Requirement
Copy everything in the data below exactly except the pictures.

##### Given data

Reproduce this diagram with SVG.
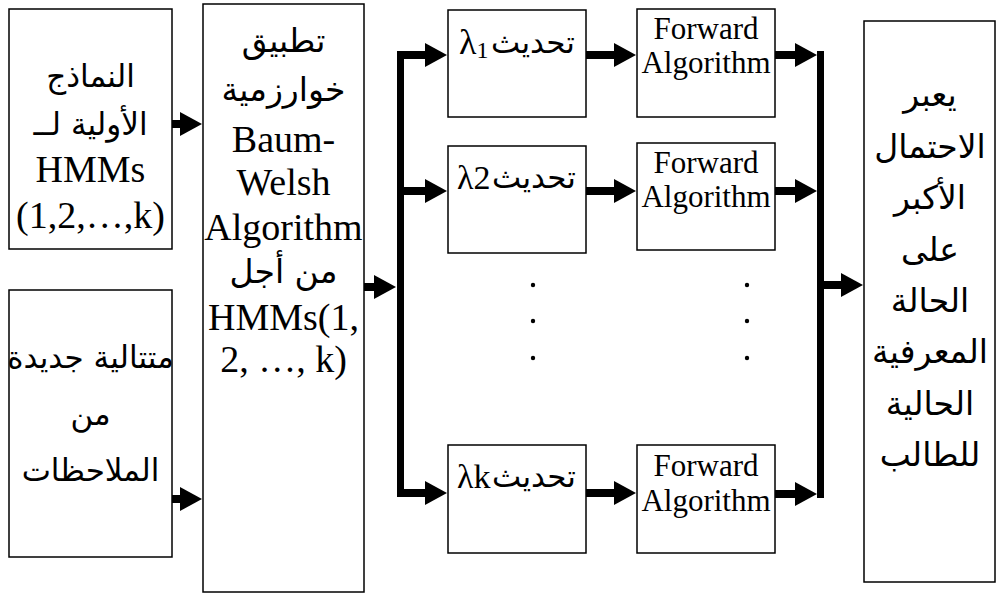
<svg xmlns="http://www.w3.org/2000/svg" width="999" height="594" viewBox="0 0 999 594">
<style>
.box{fill:#fff;stroke:#000;stroke-width:1.5}
.lat{font-family:"Liberation Serif","DejaVu Serif",serif;fill:#000}
.ar{font-family:"DejaVu Sans",sans-serif;fill:#000}
.c{text-anchor:middle}
.arr{stroke:#000;stroke-width:8;fill:none;marker-end:url(#ah)}
.bus{stroke:#000;stroke-width:7;fill:none}
</style>
<defs>
<marker id="ah" markerUnits="userSpaceOnUse" markerWidth="24" markerHeight="24" refX="1" refY="12" orient="auto" overflow="visible">
<path d="M0,0 L22,12 L0,24 Z" fill="#000"/>
</marker>
</defs>
<rect width="999" height="594" fill="#fff"/>

<g id="nodeA">
<rect class="box" x="9" y="9" width="163" height="240"/>
<text class="ar c" x="90.5" y="87" font-size="31">النماذج</text>
<text class="ar c" x="90.5" y="135" font-size="31">الأولية لــ</text>
<text class="lat c" x="90.5" y="182" font-size="38">HMMs</text>
<text class="lat c" x="90.5" y="228" font-size="38">(1,2,…,k)</text>
</g>

<g id="nodeB">
<rect class="box" x="9" y="290" width="163" height="267"/>
<text class="ar c" x="90.5" y="368" font-size="31">متتالية جديدة</text>
<text class="ar c" x="90.5" y="425" font-size="31">من</text>
<text class="ar c" x="90.5" y="481" font-size="31">الملاحظات</text>
</g>

<g id="nodeC">
<rect class="box" x="203" y="4" width="161" height="588"/>
<text class="ar c" x="283.5" y="52" font-size="33">تطبيق</text>
<text class="ar c" x="283.5" y="101" font-size="33">خوارزمية</text>
<text class="lat c" x="283.5" y="152" font-size="38">Baum-</text>
<text class="lat c" x="283.5" y="195" font-size="38">Welsh</text>
<text class="lat c" x="283.5" y="240" font-size="38">Algorithm</text>
<text class="ar c" x="283.5" y="283" font-size="33">من أجل</text>
<text class="lat c" x="283.5" y="330" font-size="38">HMMs(1,</text>
<text class="lat c" x="283.5" y="372" font-size="38">2, …, k)</text>
</g>

<g id="nodeL1">
<rect class="box" x="448" y="10" width="138" height="107"/>
<text class="lat" x="459" y="54" font-size="36">λ<tspan font-size="24" dy="4">1</tspan></text>
<text class="ar c" x="533" y="53" font-size="31">تحديث</text>
</g>
<g id="nodeL2">
<rect class="box" x="448" y="146" width="138" height="107"/>
<text class="lat" x="457" y="189" font-size="34">λ2</text>
<text class="ar c" x="534" y="188" font-size="31">تحديث</text>
</g>
<g id="nodeLk">
<rect class="box" x="448" y="445" width="138" height="108"/>
<text class="lat" x="457" y="488" font-size="34">λk</text>
<text class="ar c" x="534" y="487" font-size="31">تحديث</text>
</g>

<g id="nodeF1">
<rect class="box" x="637" y="9" width="138" height="108"/>
<text class="lat c" x="706" y="39" font-size="31">Forward</text>
<text class="lat c" x="706" y="73" font-size="31">Algorithm</text>
</g>
<g id="nodeF2">
<rect class="box" x="637" y="143" width="138" height="107"/>
<text class="lat c" x="706" y="173" font-size="31">Forward</text>
<text class="lat c" x="706" y="207" font-size="31">Algorithm</text>
</g>
<g id="nodeFk">
<rect class="box" x="637" y="445" width="138" height="108"/>
<text class="lat c" x="706" y="476" font-size="31">Forward</text>
<text class="lat c" x="706" y="511" font-size="31">Algorithm</text>
</g>

<g id="nodeR">
<rect class="box" x="864" y="21" width="131" height="561"/>
<text class="ar c" x="930" y="106" font-size="33">يعبر</text>
<text class="ar c" x="930" y="158" font-size="33">الاحتمال</text>
<text class="ar c" x="930" y="209" font-size="33">الأكبر</text>
<text class="ar c" x="930" y="261" font-size="33">على</text>
<text class="ar c" x="930" y="312" font-size="33">الحالة</text>
<text class="ar c" x="930" y="363" font-size="33">المعرفية</text>
<text class="ar c" x="930" y="415" font-size="33">الحالية</text>
<text class="ar c" x="930" y="466" font-size="33">للطالب</text>
</g>

<g id="dots" fill="#000">
<circle cx="533" cy="285" r="2.2"/>
<circle cx="533" cy="321" r="2.2"/>
<circle cx="533" cy="358" r="2.2"/>
<circle cx="747" cy="285" r="2.2"/>
<circle cx="747" cy="321" r="2.2"/>
<circle cx="747" cy="358" r="2.2"/>
</g>

<g id="connectors">
<line class="arr" x1="172" y1="124" x2="181" y2="124"/>
<line class="arr" x1="172" y1="499" x2="181" y2="499"/>
<line class="arr" x1="364" y1="287" x2="375" y2="287"/>
<line class="bus" x1="400.5" y1="51" x2="400.5" y2="497"/>
<line class="arr" x1="400" y1="55" x2="426" y2="55"/>
<line class="arr" x1="400" y1="191" x2="426" y2="191"/>
<line class="arr" x1="400" y1="493" x2="426" y2="493"/>
<line class="arr" x1="586" y1="55" x2="615" y2="55"/>
<line class="arr" x1="586" y1="191" x2="615" y2="191"/>
<line class="arr" x1="586" y1="493" x2="615" y2="493"/>
<line class="arr" x1="775" y1="55" x2="796" y2="55"/>
<line class="arr" x1="775" y1="191" x2="796" y2="191"/>
<line class="arr" x1="775" y1="494" x2="796" y2="494"/>
<line class="bus" x1="820.5" y1="51" x2="820.5" y2="498"/>
<line class="arr" x1="820" y1="285" x2="842" y2="285"/>
</g>
</svg>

##########

Exercise solution
Reproduce this diagram with SVG.
<svg xmlns="http://www.w3.org/2000/svg" width="999" height="594" viewBox="0 0 999 594">
<style>
.box{fill:#fff;stroke:#000;stroke-width:1.5}
.lat{font-family:"Liberation Serif","DejaVu Serif",serif;fill:#000}
.ar{font-family:"DejaVu Sans",sans-serif;fill:#000}
.c{text-anchor:middle}
.arr{stroke:#000;stroke-width:8;fill:none;marker-end:url(#ah)}
.bus{stroke:#000;stroke-width:7;fill:none}
</style>
<defs>
<marker id="ah" markerUnits="userSpaceOnUse" markerWidth="24" markerHeight="24" refX="1" refY="12" orient="auto" overflow="visible">
<path d="M0,0 L22,12 L0,24 Z" fill="#000"/>
</marker>
</defs>
<rect width="999" height="594" fill="#fff"/>

<g id="nodeA">
<rect class="box" x="9" y="9" width="163" height="240"/>
<text class="ar c" x="90.5" y="87" font-size="31">النماذج</text>
<text class="ar c" x="90.5" y="135" font-size="31">الأولية لــ</text>
<text class="lat c" x="90.5" y="182" font-size="38">HMMs</text>
<text class="lat c" x="90.5" y="228" font-size="38">(1,2,…,k)</text>
</g>

<g id="nodeB">
<rect class="box" x="9" y="290" width="163" height="267"/>
<text class="ar c" x="90.5" y="368" font-size="31">متتالية جديدة</text>
<text class="ar c" x="90.5" y="425" font-size="31">من</text>
<text class="ar c" x="90.5" y="481" font-size="31">الملاحظات</text>
</g>

<g id="nodeC">
<rect class="box" x="203" y="4" width="161" height="588"/>
<text class="ar c" x="283.5" y="52" font-size="33">تطبيق</text>
<text class="ar c" x="283.5" y="101" font-size="33">خوارزمية</text>
<text class="lat c" x="283.5" y="152" font-size="38">Baum-</text>
<text class="lat c" x="283.5" y="195" font-size="38">Welsh</text>
<text class="lat c" x="283.5" y="240" font-size="38">Algorithm</text>
<text class="ar c" x="283.5" y="283" font-size="33">من أجل</text>
<text class="lat c" x="283.5" y="330" font-size="38">HMMs(1,</text>
<text class="lat c" x="283.5" y="372" font-size="38">2, …, k)</text>
</g>

<g id="nodeL1">
<rect class="box" x="448" y="10" width="138" height="107"/>
<text class="lat" x="459" y="54" font-size="36">λ<tspan font-size="24" dy="4">1</tspan></text>
<text class="ar c" x="533" y="53" font-size="31">تحديث</text>
</g>
<g id="nodeL2">
<rect class="box" x="448" y="146" width="138" height="107"/>
<text class="lat" x="457" y="189" font-size="34">λ2</text>
<text class="ar c" x="534" y="188" font-size="31">تحديث</text>
</g>
<g id="nodeLk">
<rect class="box" x="448" y="445" width="138" height="108"/>
<text class="lat" x="457" y="488" font-size="34">λk</text>
<text class="ar c" x="534" y="487" font-size="31">تحديث</text>
</g>

<g id="nodeF1">
<rect class="box" x="637" y="9" width="138" height="108"/>
<text class="lat c" x="706" y="39" font-size="31">Forward</text>
<text class="lat c" x="706" y="73" font-size="31">Algorithm</text>
</g>
<g id="nodeF2">
<rect class="box" x="637" y="143" width="138" height="107"/>
<text class="lat c" x="706" y="173" font-size="31">Forward</text>
<text class="lat c" x="706" y="207" font-size="31">Algorithm</text>
</g>
<g id="nodeFk">
<rect class="box" x="637" y="445" width="138" height="108"/>
<text class="lat c" x="706" y="476" font-size="31">Forward</text>
<text class="lat c" x="706" y="511" font-size="31">Algorithm</text>
</g>

<g id="nodeR">
<rect class="box" x="864" y="21" width="131" height="561"/>
<text class="ar c" x="930" y="106" font-size="33">يعبر</text>
<text class="ar c" x="930" y="158" font-size="33">الاحتمال</text>
<text class="ar c" x="930" y="209" font-size="33">الأكبر</text>
<text class="ar c" x="930" y="261" font-size="33">على</text>
<text class="ar c" x="930" y="312" font-size="33">الحالة</text>
<text class="ar c" x="930" y="363" font-size="33">المعرفية</text>
<text class="ar c" x="930" y="415" font-size="33">الحالية</text>
<text class="ar c" x="930" y="466" font-size="33">للطالب</text>
</g>

<g id="dots" fill="#000">
<circle cx="533" cy="285" r="2.2"/>
<circle cx="533" cy="321" r="2.2"/>
<circle cx="533" cy="358" r="2.2"/>
<circle cx="747" cy="285" r="2.2"/>
<circle cx="747" cy="321" r="2.2"/>
<circle cx="747" cy="358" r="2.2"/>
</g>

<g id="connectors">
<line class="arr" x1="172" y1="124" x2="181" y2="124"/>
<line class="arr" x1="172" y1="499" x2="181" y2="499"/>
<line class="arr" x1="364" y1="287" x2="375" y2="287"/>
<line class="bus" x1="400.5" y1="51" x2="400.5" y2="497"/>
<line class="arr" x1="400" y1="55" x2="426" y2="55"/>
<line class="arr" x1="400" y1="191" x2="426" y2="191"/>
<line class="arr" x1="400" y1="493" x2="426" y2="493"/>
<line class="arr" x1="586" y1="55" x2="615" y2="55"/>
<line class="arr" x1="586" y1="191" x2="615" y2="191"/>
<line class="arr" x1="586" y1="493" x2="615" y2="493"/>
<line class="arr" x1="775" y1="55" x2="796" y2="55"/>
<line class="arr" x1="775" y1="191" x2="796" y2="191"/>
<line class="arr" x1="775" y1="494" x2="796" y2="494"/>
<line class="bus" x1="820.5" y1="51" x2="820.5" y2="498"/>
<line class="arr" x1="820" y1="285" x2="842" y2="285"/>
</g>
</svg>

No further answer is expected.